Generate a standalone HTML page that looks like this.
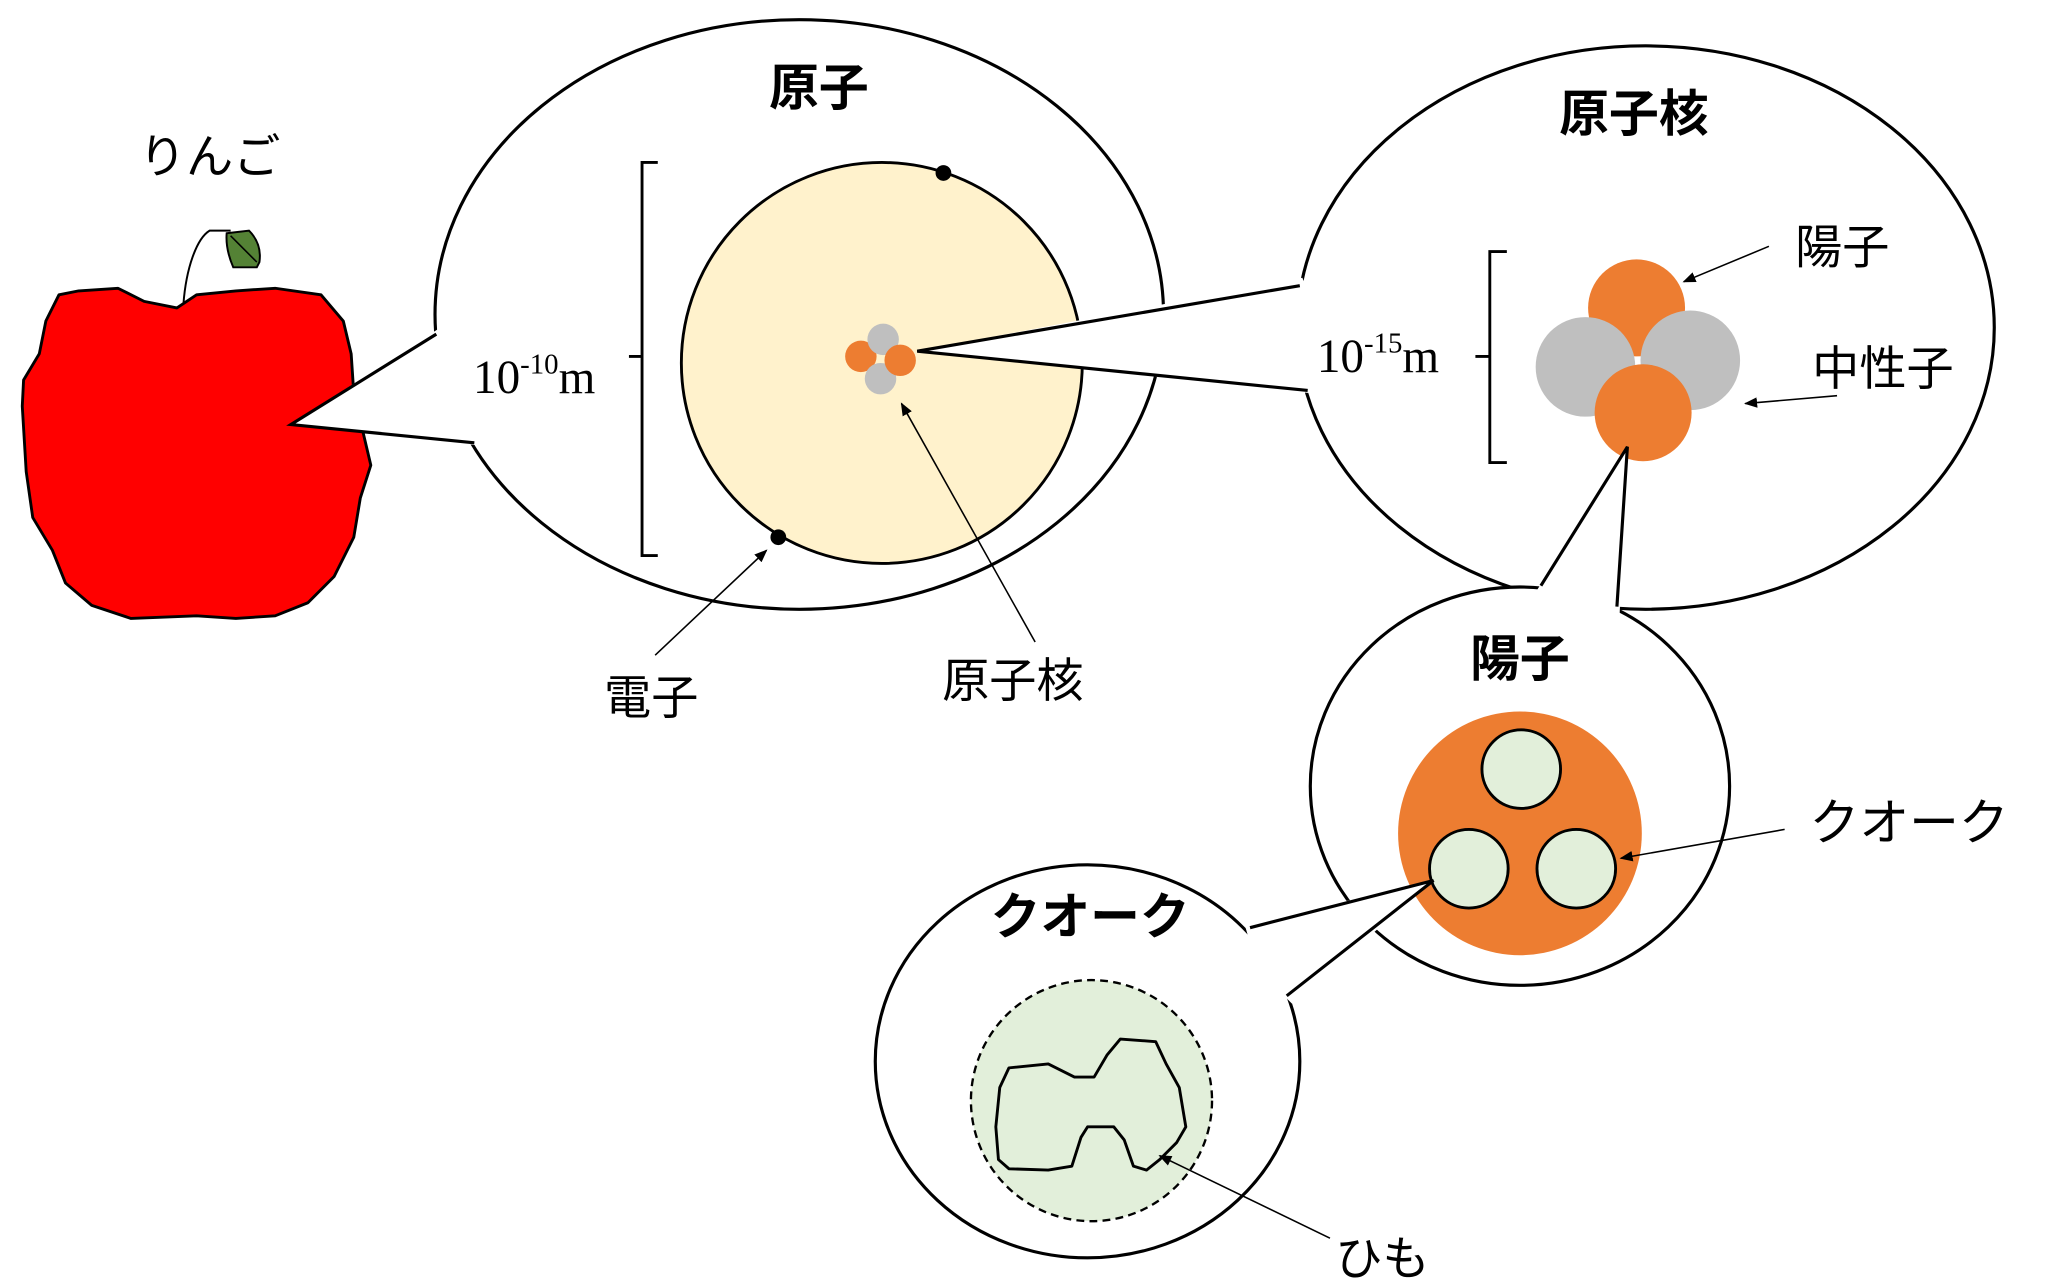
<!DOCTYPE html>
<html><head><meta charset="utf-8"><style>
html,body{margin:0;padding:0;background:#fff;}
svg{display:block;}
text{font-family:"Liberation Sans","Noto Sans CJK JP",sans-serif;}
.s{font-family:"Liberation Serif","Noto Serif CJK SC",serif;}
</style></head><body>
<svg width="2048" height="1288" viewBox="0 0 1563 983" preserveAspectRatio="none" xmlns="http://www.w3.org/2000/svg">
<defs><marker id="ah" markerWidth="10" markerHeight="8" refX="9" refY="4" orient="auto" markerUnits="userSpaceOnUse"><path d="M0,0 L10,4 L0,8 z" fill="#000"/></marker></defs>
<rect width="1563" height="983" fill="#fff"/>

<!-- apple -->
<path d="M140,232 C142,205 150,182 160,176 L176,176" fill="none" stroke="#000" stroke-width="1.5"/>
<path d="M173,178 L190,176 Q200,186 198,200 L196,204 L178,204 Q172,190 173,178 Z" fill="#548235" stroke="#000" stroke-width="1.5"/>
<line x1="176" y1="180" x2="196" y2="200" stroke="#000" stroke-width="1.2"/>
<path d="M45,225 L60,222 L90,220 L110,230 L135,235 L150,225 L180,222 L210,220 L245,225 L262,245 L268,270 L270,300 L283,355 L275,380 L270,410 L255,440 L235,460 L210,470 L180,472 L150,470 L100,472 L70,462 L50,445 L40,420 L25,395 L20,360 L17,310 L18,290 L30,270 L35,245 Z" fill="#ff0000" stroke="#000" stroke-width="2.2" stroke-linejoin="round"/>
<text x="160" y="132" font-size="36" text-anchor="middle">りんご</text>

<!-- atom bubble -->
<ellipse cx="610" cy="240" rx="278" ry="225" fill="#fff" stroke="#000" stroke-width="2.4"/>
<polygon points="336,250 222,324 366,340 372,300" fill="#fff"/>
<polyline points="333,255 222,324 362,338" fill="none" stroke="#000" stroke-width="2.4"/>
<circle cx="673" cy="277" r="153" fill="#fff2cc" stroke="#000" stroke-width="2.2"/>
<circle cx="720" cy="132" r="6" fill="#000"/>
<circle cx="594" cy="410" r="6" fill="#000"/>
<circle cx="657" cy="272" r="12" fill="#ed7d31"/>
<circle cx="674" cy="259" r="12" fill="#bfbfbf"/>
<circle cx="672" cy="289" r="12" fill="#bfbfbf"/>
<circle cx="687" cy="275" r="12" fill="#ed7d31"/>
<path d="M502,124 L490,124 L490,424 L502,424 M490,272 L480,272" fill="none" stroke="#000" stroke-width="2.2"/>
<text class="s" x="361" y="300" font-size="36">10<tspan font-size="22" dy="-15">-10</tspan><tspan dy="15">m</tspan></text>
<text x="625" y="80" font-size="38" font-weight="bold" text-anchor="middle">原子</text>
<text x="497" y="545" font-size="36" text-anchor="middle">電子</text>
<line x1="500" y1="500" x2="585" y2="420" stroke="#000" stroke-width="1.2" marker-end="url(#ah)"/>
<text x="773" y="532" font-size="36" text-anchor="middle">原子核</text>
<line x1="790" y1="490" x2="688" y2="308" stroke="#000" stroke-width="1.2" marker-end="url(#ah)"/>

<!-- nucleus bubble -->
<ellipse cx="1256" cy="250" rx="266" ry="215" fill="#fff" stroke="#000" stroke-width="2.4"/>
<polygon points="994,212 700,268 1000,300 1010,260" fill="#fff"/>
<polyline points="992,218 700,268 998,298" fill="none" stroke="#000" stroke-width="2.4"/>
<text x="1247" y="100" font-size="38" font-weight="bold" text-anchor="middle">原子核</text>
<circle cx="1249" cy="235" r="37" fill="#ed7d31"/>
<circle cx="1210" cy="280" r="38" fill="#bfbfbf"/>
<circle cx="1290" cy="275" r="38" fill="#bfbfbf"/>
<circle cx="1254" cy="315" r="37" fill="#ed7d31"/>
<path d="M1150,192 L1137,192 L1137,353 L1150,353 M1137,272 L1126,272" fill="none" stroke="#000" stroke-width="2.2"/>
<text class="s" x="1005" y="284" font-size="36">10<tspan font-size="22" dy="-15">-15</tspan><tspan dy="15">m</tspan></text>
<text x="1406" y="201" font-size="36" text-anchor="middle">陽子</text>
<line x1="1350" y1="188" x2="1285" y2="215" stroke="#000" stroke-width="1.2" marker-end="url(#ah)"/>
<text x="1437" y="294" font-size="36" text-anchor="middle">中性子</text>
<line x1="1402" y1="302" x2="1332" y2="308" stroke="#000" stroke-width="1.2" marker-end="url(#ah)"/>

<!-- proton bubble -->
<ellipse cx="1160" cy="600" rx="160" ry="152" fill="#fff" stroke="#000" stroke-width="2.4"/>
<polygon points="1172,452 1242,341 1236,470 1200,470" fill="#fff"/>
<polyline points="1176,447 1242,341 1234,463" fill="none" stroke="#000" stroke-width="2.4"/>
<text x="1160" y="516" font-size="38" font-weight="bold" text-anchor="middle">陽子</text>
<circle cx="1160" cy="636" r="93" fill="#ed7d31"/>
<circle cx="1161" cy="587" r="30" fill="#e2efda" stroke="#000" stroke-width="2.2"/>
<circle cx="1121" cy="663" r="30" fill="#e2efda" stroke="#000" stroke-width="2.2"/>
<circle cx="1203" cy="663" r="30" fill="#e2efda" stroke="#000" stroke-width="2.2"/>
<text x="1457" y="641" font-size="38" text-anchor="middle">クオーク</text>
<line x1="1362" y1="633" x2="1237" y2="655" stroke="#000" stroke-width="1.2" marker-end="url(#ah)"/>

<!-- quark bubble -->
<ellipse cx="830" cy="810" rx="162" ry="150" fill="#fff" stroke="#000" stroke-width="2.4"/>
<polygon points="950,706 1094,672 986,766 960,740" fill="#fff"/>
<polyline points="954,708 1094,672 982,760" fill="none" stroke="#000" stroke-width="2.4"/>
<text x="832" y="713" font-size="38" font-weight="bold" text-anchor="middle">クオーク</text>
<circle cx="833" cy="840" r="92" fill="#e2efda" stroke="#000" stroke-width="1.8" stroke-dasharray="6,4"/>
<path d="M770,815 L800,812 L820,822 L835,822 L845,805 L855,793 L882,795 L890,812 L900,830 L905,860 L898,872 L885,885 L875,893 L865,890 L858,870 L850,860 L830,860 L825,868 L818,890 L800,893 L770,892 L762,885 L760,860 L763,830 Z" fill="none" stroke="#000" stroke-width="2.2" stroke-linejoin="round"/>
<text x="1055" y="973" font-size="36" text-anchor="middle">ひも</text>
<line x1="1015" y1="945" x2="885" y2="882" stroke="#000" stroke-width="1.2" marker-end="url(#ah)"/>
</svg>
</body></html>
====================
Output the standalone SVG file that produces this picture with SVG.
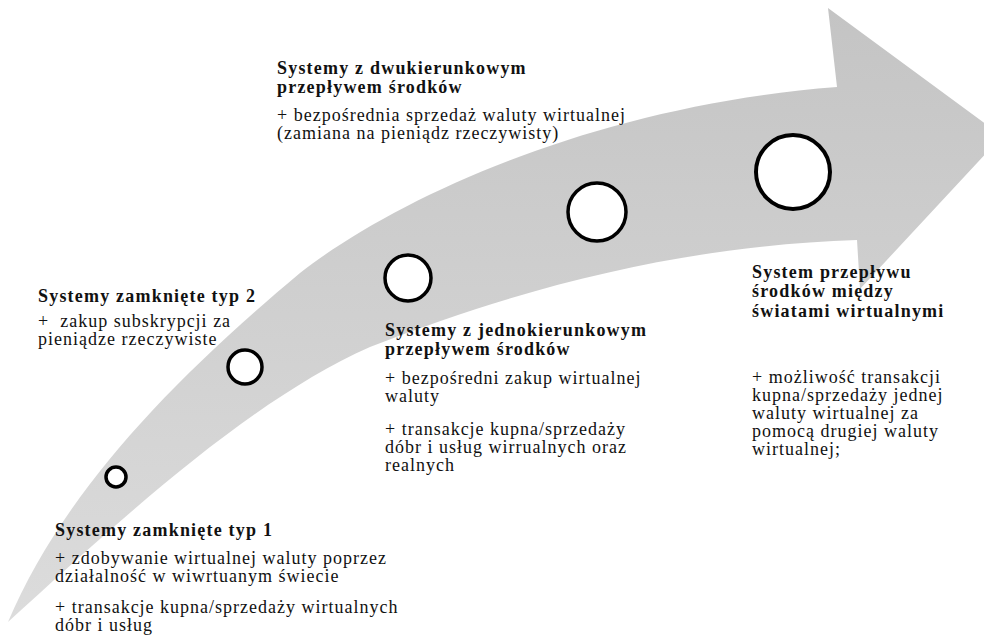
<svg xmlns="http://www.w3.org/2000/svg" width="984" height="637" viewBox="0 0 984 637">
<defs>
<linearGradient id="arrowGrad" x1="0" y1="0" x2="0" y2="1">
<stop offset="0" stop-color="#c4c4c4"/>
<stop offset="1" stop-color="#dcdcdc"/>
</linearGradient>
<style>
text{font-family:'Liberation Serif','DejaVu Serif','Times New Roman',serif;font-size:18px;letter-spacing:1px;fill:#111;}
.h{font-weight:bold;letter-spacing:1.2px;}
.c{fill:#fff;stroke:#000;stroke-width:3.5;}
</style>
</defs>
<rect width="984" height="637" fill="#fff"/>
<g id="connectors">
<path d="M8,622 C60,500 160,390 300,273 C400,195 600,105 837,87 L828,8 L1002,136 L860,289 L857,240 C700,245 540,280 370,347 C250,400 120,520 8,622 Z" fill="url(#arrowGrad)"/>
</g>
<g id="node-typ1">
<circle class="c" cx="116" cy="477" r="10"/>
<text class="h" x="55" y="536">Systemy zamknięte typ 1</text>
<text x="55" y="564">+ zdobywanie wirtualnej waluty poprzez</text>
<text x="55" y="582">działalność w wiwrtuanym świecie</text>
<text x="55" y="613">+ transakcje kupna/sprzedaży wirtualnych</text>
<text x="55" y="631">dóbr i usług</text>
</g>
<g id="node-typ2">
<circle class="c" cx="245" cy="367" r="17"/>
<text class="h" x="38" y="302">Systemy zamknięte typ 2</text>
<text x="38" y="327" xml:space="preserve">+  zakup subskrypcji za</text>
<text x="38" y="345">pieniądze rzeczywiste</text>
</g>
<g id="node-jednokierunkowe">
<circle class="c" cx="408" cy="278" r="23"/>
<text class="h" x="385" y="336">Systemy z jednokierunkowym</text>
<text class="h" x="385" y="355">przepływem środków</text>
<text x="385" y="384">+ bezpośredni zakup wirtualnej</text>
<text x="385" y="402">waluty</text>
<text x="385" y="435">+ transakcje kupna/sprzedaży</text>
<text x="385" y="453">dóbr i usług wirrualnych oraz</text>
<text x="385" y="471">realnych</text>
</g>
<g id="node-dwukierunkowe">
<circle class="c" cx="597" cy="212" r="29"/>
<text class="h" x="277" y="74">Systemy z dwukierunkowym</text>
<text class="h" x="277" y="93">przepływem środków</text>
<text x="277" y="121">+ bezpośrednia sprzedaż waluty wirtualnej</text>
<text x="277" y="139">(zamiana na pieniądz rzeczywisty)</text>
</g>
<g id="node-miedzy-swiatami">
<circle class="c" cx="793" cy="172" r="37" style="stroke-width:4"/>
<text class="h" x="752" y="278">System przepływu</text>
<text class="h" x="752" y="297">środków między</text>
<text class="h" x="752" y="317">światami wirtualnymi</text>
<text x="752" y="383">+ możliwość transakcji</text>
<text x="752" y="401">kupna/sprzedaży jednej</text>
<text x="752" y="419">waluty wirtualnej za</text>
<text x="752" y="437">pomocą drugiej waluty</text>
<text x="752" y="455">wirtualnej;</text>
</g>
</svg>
====================
AIM OF THE TASK |
Copy every line above that includes the string "this".

EXERCISE ANSWER |
Generate a standalone HTML page that looks like this.
Output the standalone SVG file that produces this picture with SVG.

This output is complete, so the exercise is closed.